Friday, December 5, 2014

Taking over for Santa-- Holiday Baking, Crafting, and Learning

Today we were Santa's little helpers!

We made Copycat Kit Kat bars  and since we had an awful lot of the filling left and it reminded me so much of Christmas Crack we made some of that too (though I did not add the peanut butter)!

I was worried our Kit Kat bars were not going to come out right; our filling was much runnier than the one in the picture and filled the whole muffin tin so much so that the chocolate only covered the top.  We put everything in the fridge to cool for a bit and when we pulled them out later we all had a sample of both.

Evan lines the pan with Ritz crackers 
Ian and Alec took turns stirring the butter and sugars
Ian added the peanut butter/ chocolate topping
They're ready for the refrigerator 
The Christmas crack was excellent but as much as I liked the flavor of the Kit Kat bars I did think that next time we'd make the cracker/ fillings and cool those until they hardened and THEN melt the chocolate and peanut butter together to dunk the entire "bar" into so it's completely covered by chocolate.  They were definitely missing something with the chocolate only on the top.  But somehow I'm sure we'll suffer through it and eat them anyway.

Yummy Christmas Crack!  

We made some winter hat ornaments out of yarn and toilet paper tubes.  

They came out adorably.  I found instructions here.  The only thing that was unclear was how long to make the yarn.  I played around a bit and found that for our 1" hat brims a 14" piece of yarn was long enough to be strung through and still have a decent amount left at the top to make a good pompom.  We also discovered that thin yarn, though more work, came out looking better than chunky yarn.  But we loved them all anyway.


Aren't they cute?

We made lots of paper chains today too!  I was inspired by the movie Elf and all the decorative paper chains hanging everywhere.

Some we folded the paper back and forth and then cut out fun shapes like trees and snowmen.

Snowmen marching across the room 
Others we just made links and used the stapler to hold each link closed.  Ian wanted to make one long chain long enough to span the ceiling where our living room meets our dining room.  Needless to say he used up just about all the paper!  Alec then decided to make a chain that led from Ian's chain and criss-crossed across the room so we cut up even more paper.


festive paper strands everywhere 

Making his chain 

Hard at work 

 We read How Santa Got His Job and the boys all filled out a substitute Santa job application.

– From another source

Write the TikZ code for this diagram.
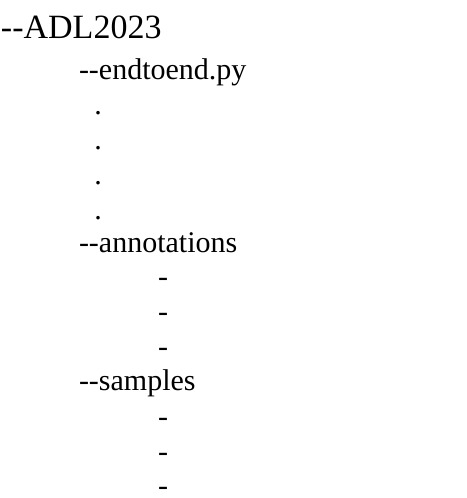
\documentclass[tikz,border=0pt]{standalone}
\usepackage{fontspec}
\setmainfont{Liberation Serif}
\begin{document}
\begin{tikzpicture}[x=1pt,y=-1pt,
  item/.style={anchor=base west,inner sep=0pt,outer sep=0pt,font=\fontsize{30}{36}\selectfont},
  rootitem/.style={item,font=\fontsize{34}{40}\selectfont},
  leaf/.style={anchor=base,inner sep=0pt,outer sep=0pt,font=\fontsize{30}{36}\selectfont}]
\useasboundingbox (0,0) rectangle (466,498);
\node[rootitem] (root) at (1,38) {-{}-ADL2023};
\node[item] (e2e) at (79,79) {-{}-endtoend.py};
\node[leaf] (d1) at (98,114) {.};
\node[leaf] (d2) at (98,149) {.};
\node[leaf] (d3) at (98,184) {.};
\node[leaf] (d4) at (98,219) {.};
\node[item] (ann) at (79,252) {-{}-annotations};
\node[leaf] (a1) at (163,286) {-};
\node[leaf] (a2) at (163,321) {-};
\node[leaf] (a3) at (163,356) {-};
\node[item] (smp) at (79,390) {-{}-samples};
\node[leaf] (s1) at (163,426) {-};
\node[leaf] (s2) at (163,461) {-};
\node[leaf] (s3) at (163,495) {-};
\end{tikzpicture}
\end{document}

Filling out his job application 
The boys settled down to work on even more schoolwork after that.   Evan worked in his Star Wars math book and then colored in a snowflake worksheet on vowel sounds.  We talked about long and short vowels and half- way through the page talked about the pattern we saw.  All the short vowel sounds only had one vowel for each word while the long vowel sounds either had two vowels together or else they had a vowel/ consonant/ e.  We read another Elephant and Piggie book called Listen to My Trumpet!

coloring snowflakes according to vowel sounds 
The older boys read in their rooms for a bit and then worked on another add and color page.


Alec then went to his room to read while snuggled in bed and the other two boys pulled out trays, supplies, characters, trucks and more and began to play with some kitchen creations.

Evan and I made SNOW dough; we mixed hair conditioner and baking soda until we had a nice thick consistency that he could mold and play with.  We love how it stays cool/cold when playing with it much like snow.


Ian wanted something more grainy and sand like so we made our own Kinetic sand.   Ian just scooped up a bucket worth from the back yard.  We then added some cornstarch to the sand and mixed it up real well.  Then we added some soapy water and mixed it all around until we had a good play sand consistency that he liked.  I can't give exact amounts since I have no idea how much sand we started with.